### Instructions to follow
Retype every line from the start of the data down to and including the line with "const lData = lossFreq.map((f, i)". Skip the pictures.

### Data excerpt

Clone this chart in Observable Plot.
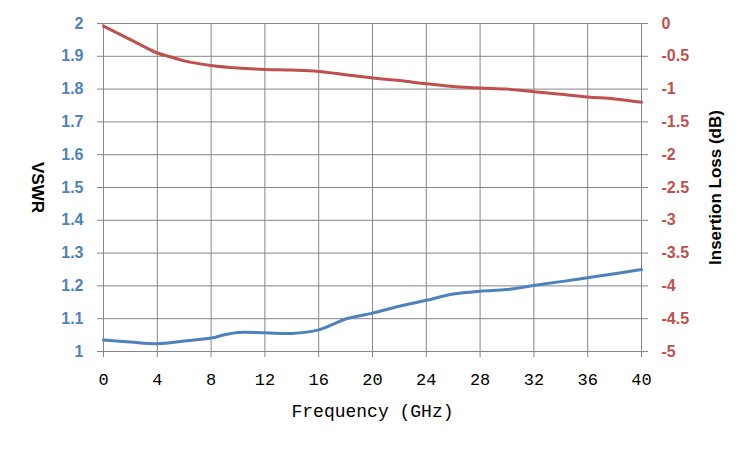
<!DOCTYPE html>
<html>
<head>
<meta charset="utf-8">
<script src="https://cdn.jsdelivr.net/npm/d3@7"></script>
<script src="https://cdn.jsdelivr.net/npm/@observablehq/plot@0.6"></script>
<style>
  html, body { margin: 0; padding: 0; background: #fff; }
</style>
</head>
<body>
<div id="chart"></div>
<script>
const freq = [0, 2, 4, 6, 8, 9, 10, 12, 14, 16, 17, 18, 20, 22, 24, 26, 28, 30, 32, 34, 36, 38, 40];
const vswr = [1.035, 1.029, 1.024, 1.032, 1.041, 1.051, 1.058, 1.057, 1.055, 1.066, 1.082, 1.099, 1.117, 1.138, 1.156, 1.175, 1.184, 1.189, 1.201, 1.213, 1.225, 1.237, 1.25];
const lossFreq = [0, 2, 4, 5, 6, 8, 10, 12, 14, 16, 18, 20, 22, 24, 26, 28, 30, 32, 34, 36, 38, 40];
const lossDb = [-0.04, -0.245, -0.45, -0.51, -0.57, -0.64, -0.68, -0.70, -0.71, -0.73, -0.78, -0.83, -0.87, -0.92, -0.96, -0.985, -1.0, -1.04, -1.08, -1.12, -1.15, -1.2];
const xTicks = [0, 4, 8, 12, 16, 20, 24, 28, 32, 36, 40];
const yTicks = [1, 1.1, 1.2, 1.3, 1.4, 1.5, 1.6, 1.7, 1.8, 1.9, 2];
const dbTicks = [-5, -4.5, -4, -3.5, -3, -2.5, -2, -1.5, -1, -0.5, 0];

const BLUE = "#4F81BD", RED = "#C0504D", GRID = "#868686";
const MONO = "'Liberation Mono', 'Courier New', monospace";
const SANS = "'Liberation Sans', Arial, sans-serif";
const dbToV = d => 2 + d / 5;

const vData = freq.map((f, i) => ({f, v: vswr[i]}));
const lData = lossFreq.map((f, i) => ({f, v: dbToV(lossDb[i])}));

const chart = Plot.plot({
  width: 750,
  height: 450,
  marginLeft: 103,
  marginRight: 109,
  marginTop: 23,
  marginBottom: 99,
  x: {domain: [0, 40]},
  y: {domain: [1, 2]},
  marks: [
    Plot.gridX(xTicks, {stroke: GRID, strokeOpacity: 1}),
    Plot.gridY(yTicks, {stroke: GRID, strokeOpacity: 1}),
    Plot.ruleX([0, 40], {stroke: GRID}),
    Plot.axisX(xTicks, {
      tickSize: 6, tickPadding: 15, stroke: GRID, fill: "#000",
      fontFamily: MONO, fontSize: 17, label: null,
      tickFormat: d => String(d)
    }),
    Plot.axisY(yTicks, {
      anchor: "left", tickSize: 6, tickPadding: 14, stroke: GRID, fill: BLUE,
      fontFamily: SANS, fontWeight: "bold", fontSize: 16, label: null,
      tickFormat: d => String(+d.toFixed(1))
    }),
    Plot.axisY(dbTicks.map(dbToV), {
      anchor: "right", tickSize: 6, tickPadding: 14, stroke: GRID, fill: RED,
      fontFamily: SANS, fontWeight: "bold", fontSize: 16, label: null,
      tickFormat: d => String(+((d - 2) * 5).toFixed(1))
    }),
    Plot.line(vData, {x: "f", y: "v", stroke: BLUE, strokeWidth: 3, curve: "catmull-rom"}),
    Plot.line(lData, {x: "f", y: "v", stroke: RED, strokeWidth: 3, curve: "catmull-rom"}),
    Plot.text(["VSWR"], {
      frameAnchor: "left", textAnchor: "middle", dx: -66, rotate: 90, fill: "#000",
      fontFamily: SANS, fontWeight: "bold", fontSize: 17
    }),
    Plot.text(["Insertion Loss (dB)"], {
      frameAnchor: "right", textAnchor: "middle", dx: 74, rotate: -90, fill: "#000",
      fontFamily: SANS, fontWeight: "bold", fontSize: 17
    }),
    Plot.text(["Frequency (GHz)"], {
      frameAnchor: "bottom", dy: 65, fill: "#000",
      fontFamily: MONO, fontSize: 18
    })
  ]
});
document.getElementById("chart").appendChild(chart);
</script>
</body>
</html>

### Written answer
Clone this chart in Observable Plot.
<!DOCTYPE html>
<html>
<head>
<meta charset="utf-8">
<script src="https://cdn.jsdelivr.net/npm/d3@7"></script>
<script src="https://cdn.jsdelivr.net/npm/@observablehq/plot@0.6"></script>
<style>
  html, body { margin: 0; padding: 0; background: #fff; }
</style>
</head>
<body>
<div id="chart"></div>
<script>
const freq = [0, 2, 4, 6, 8, 9, 10, 12, 14, 16, 17, 18, 20, 22, 24, 26, 28, 30, 32, 34, 36, 38, 40];
const vswr = [1.035, 1.029, 1.024, 1.032, 1.041, 1.051, 1.058, 1.057, 1.055, 1.066, 1.082, 1.099, 1.117, 1.138, 1.156, 1.175, 1.184, 1.189, 1.201, 1.213, 1.225, 1.237, 1.25];
const lossFreq = [0, 2, 4, 5, 6, 8, 10, 12, 14, 16, 18, 20, 22, 24, 26, 28, 30, 32, 34, 36, 38, 40];
const lossDb = [-0.04, -0.245, -0.45, -0.51, -0.57, -0.64, -0.68, -0.70, -0.71, -0.73, -0.78, -0.83, -0.87, -0.92, -0.96, -0.985, -1.0, -1.04, -1.08, -1.12, -1.15, -1.2];
const xTicks = [0, 4, 8, 12, 16, 20, 24, 28, 32, 36, 40];
const yTicks = [1, 1.1, 1.2, 1.3, 1.4, 1.5, 1.6, 1.7, 1.8, 1.9, 2];
const dbTicks = [-5, -4.5, -4, -3.5, -3, -2.5, -2, -1.5, -1, -0.5, 0];

const BLUE = "#4F81BD", RED = "#C0504D", GRID = "#868686";
const MONO = "'Liberation Mono', 'Courier New', monospace";
const SANS = "'Liberation Sans', Arial, sans-serif";
const dbToV = d => 2 + d / 5;

const vData = freq.map((f, i) => ({f, v: vswr[i]}));
const lData = lossFreq.map((f, i) => ({f, v: dbToV(lossDb[i])}));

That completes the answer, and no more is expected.